§ What the task requires
Copy each line of the entries beneath that contains the word "matplotlib".

Plotting code records:

——————————

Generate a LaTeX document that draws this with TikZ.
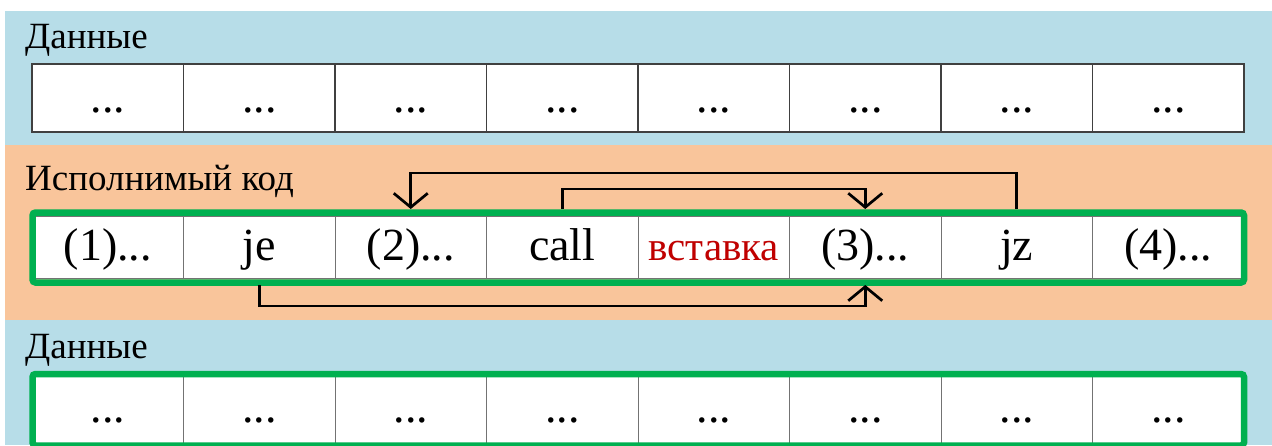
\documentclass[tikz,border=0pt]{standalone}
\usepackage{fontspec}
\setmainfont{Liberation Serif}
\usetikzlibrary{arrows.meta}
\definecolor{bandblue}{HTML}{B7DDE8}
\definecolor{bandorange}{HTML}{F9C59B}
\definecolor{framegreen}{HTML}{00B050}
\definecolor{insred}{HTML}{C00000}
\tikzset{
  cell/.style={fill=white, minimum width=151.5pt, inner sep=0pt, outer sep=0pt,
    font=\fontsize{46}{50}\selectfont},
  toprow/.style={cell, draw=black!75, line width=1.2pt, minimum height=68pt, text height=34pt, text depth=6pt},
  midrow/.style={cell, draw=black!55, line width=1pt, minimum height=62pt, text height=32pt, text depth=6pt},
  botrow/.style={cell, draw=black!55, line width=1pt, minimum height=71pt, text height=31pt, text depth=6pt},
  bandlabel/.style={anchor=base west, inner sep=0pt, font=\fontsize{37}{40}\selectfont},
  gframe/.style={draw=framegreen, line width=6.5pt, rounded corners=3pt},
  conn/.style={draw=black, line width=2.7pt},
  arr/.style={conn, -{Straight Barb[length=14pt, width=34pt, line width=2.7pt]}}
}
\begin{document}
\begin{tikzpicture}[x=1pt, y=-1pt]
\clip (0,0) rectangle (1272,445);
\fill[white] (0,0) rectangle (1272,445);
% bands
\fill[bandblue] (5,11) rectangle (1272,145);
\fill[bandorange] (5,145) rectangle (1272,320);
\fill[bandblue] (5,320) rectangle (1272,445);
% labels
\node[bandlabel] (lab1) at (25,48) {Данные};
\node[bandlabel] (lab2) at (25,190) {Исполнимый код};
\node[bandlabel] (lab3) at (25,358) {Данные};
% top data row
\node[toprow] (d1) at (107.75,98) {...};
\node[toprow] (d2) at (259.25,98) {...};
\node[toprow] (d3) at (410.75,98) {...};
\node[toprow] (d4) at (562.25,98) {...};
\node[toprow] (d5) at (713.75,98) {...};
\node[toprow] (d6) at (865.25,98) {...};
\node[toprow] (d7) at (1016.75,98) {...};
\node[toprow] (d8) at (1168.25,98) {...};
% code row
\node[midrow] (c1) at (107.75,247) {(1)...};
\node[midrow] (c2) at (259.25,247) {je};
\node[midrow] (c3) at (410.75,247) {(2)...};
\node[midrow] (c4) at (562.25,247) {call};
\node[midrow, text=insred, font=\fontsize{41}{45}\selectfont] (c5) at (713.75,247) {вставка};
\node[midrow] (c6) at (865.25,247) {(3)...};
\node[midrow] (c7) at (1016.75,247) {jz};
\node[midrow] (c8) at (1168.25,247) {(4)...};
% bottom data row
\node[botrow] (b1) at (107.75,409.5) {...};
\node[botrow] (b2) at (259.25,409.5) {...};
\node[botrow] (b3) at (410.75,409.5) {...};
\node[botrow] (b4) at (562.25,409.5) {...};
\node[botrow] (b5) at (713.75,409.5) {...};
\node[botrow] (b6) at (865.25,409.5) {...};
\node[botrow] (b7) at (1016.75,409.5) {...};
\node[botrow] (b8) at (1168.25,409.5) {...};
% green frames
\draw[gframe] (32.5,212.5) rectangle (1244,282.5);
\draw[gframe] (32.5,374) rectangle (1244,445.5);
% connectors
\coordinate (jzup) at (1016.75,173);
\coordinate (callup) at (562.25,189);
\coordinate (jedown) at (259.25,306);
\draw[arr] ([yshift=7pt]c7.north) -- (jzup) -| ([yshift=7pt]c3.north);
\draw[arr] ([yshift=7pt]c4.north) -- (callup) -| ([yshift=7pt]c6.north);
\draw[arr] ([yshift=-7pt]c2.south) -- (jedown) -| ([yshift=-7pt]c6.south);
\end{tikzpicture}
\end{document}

——————————

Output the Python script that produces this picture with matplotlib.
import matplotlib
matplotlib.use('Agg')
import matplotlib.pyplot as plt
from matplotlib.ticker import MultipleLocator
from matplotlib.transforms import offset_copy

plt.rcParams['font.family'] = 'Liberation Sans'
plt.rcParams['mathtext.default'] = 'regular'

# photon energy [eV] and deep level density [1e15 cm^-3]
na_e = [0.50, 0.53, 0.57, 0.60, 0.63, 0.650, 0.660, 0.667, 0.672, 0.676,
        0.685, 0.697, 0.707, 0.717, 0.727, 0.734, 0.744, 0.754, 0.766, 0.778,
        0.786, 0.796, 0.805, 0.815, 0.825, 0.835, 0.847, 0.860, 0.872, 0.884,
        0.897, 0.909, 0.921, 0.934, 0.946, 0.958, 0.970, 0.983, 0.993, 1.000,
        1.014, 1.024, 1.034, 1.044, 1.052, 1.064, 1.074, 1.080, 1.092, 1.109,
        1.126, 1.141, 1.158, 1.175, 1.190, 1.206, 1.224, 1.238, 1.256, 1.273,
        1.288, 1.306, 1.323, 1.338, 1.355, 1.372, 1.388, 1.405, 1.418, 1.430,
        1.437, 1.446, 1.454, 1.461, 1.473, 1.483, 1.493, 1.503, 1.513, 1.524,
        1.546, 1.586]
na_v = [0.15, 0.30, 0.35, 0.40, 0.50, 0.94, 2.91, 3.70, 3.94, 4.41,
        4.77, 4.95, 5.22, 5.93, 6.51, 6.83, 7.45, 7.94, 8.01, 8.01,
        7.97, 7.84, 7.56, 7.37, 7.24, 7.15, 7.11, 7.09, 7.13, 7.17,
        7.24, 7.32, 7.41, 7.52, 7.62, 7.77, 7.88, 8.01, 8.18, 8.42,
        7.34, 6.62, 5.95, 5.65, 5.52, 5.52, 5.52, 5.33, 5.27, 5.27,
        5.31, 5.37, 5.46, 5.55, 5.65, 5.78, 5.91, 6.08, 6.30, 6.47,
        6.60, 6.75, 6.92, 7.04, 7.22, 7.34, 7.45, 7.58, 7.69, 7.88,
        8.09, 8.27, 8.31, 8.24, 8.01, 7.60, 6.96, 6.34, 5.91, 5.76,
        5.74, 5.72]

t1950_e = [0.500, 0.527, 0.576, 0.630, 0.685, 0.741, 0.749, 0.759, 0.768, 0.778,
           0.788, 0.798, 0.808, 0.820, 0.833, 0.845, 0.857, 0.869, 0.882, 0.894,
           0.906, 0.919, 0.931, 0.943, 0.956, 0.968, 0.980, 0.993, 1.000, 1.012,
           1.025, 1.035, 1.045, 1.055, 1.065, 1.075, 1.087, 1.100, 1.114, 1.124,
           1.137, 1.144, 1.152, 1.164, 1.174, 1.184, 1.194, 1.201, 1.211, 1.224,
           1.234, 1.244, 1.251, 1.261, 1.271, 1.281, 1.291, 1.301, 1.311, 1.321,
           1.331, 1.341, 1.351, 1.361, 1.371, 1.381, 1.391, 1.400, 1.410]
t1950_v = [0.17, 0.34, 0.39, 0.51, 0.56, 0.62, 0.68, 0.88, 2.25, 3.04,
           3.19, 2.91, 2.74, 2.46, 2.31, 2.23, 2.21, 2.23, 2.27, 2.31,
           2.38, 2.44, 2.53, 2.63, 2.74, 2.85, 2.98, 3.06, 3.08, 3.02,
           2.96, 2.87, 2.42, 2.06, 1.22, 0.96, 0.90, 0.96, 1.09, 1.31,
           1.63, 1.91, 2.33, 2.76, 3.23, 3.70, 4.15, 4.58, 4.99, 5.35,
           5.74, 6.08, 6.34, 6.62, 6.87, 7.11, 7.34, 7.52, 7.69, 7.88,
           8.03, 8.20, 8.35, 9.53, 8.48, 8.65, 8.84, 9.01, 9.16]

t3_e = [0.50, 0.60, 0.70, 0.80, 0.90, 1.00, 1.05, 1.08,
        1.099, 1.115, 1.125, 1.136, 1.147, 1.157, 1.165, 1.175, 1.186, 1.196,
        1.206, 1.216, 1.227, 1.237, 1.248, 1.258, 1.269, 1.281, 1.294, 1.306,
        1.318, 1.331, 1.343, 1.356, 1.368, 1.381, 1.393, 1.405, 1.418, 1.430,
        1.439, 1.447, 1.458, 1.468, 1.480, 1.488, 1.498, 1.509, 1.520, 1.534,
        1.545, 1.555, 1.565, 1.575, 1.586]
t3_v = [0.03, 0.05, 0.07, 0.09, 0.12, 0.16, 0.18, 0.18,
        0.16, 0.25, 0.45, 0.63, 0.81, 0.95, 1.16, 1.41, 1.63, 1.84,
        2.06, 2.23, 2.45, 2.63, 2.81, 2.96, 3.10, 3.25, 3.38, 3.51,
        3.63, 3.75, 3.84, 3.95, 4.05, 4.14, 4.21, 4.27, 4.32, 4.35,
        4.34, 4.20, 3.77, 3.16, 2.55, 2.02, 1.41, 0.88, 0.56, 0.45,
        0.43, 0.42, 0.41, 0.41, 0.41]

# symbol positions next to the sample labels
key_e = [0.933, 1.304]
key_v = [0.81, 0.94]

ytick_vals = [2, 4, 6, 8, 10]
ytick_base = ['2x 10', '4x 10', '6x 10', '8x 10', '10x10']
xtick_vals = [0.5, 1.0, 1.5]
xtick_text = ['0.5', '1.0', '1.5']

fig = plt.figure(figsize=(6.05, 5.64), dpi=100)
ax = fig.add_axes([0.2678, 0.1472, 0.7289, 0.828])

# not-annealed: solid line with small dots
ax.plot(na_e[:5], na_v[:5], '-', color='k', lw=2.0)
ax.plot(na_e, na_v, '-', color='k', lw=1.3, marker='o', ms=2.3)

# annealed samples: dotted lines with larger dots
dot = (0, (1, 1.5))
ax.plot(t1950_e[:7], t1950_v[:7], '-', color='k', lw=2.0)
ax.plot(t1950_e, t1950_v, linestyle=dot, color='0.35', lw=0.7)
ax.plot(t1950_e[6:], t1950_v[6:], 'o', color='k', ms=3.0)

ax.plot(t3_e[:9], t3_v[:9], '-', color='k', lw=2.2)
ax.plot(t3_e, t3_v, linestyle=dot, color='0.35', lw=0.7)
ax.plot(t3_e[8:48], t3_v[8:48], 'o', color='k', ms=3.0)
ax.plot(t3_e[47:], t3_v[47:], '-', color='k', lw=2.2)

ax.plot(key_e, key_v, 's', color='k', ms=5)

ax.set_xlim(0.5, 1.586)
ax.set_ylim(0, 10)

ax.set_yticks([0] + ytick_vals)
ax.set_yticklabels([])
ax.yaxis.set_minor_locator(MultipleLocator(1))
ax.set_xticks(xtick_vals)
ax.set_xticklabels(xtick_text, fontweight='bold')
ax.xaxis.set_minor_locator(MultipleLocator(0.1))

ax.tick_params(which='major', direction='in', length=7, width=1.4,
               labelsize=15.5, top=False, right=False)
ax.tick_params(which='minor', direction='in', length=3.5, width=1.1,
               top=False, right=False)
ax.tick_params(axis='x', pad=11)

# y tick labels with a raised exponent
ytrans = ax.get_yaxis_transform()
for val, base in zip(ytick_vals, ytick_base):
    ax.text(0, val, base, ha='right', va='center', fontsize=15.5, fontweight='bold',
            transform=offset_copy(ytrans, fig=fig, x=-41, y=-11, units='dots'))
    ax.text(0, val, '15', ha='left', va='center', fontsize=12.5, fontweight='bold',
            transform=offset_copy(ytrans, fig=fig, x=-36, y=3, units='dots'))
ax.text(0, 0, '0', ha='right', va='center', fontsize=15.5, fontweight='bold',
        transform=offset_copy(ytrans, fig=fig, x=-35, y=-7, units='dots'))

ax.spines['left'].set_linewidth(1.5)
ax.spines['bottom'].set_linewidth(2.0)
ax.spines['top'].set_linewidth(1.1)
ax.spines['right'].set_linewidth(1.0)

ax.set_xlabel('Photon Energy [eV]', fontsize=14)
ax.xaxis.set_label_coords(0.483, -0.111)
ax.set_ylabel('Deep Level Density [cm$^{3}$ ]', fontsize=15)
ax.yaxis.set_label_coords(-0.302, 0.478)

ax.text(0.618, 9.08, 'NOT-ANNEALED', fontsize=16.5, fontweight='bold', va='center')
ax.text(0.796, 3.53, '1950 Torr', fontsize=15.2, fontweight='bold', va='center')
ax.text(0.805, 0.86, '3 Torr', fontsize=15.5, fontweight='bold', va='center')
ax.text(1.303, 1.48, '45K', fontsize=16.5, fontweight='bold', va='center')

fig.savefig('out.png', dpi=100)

——————————

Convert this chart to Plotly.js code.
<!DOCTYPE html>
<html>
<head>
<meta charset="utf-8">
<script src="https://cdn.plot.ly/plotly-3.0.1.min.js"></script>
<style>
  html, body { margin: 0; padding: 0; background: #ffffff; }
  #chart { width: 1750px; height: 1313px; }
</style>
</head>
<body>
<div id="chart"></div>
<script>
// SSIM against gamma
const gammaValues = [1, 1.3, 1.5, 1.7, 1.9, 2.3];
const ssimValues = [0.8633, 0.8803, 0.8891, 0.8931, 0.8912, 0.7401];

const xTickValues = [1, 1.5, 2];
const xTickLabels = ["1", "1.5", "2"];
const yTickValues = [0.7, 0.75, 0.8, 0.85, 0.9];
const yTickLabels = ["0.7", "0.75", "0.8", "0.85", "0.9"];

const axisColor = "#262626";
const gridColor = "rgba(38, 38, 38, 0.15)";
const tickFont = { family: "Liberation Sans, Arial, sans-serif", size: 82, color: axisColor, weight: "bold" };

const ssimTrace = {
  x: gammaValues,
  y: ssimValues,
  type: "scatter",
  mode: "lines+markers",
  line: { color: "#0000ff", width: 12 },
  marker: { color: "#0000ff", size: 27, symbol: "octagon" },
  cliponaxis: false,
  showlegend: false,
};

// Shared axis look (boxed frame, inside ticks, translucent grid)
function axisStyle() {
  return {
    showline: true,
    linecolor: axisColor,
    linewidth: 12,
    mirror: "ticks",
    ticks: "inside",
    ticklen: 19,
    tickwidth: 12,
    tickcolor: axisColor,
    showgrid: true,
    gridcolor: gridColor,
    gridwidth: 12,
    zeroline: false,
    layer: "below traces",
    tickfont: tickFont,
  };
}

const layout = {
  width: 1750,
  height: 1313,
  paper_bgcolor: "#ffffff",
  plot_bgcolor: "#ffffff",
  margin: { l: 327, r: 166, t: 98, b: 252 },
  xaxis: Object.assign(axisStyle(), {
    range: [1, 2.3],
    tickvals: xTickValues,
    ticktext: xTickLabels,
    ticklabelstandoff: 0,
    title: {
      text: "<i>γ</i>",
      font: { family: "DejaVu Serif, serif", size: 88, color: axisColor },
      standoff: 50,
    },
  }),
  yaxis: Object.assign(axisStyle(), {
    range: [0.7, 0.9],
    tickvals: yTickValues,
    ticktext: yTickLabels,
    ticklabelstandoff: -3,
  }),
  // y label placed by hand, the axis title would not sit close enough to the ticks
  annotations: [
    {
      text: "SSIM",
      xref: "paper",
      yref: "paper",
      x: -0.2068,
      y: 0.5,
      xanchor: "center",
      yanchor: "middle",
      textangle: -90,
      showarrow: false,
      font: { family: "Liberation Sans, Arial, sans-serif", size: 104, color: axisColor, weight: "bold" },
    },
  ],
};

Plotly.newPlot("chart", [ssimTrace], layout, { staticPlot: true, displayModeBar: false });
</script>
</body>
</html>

——————————

§ Output for this task
Output the Python script that produces this picture with matplotlib.
import matplotlib
matplotlib.use('Agg')
import matplotlib.pyplot as plt
from matplotlib.ticker import MultipleLocator
from matplotlib.transforms import offset_copy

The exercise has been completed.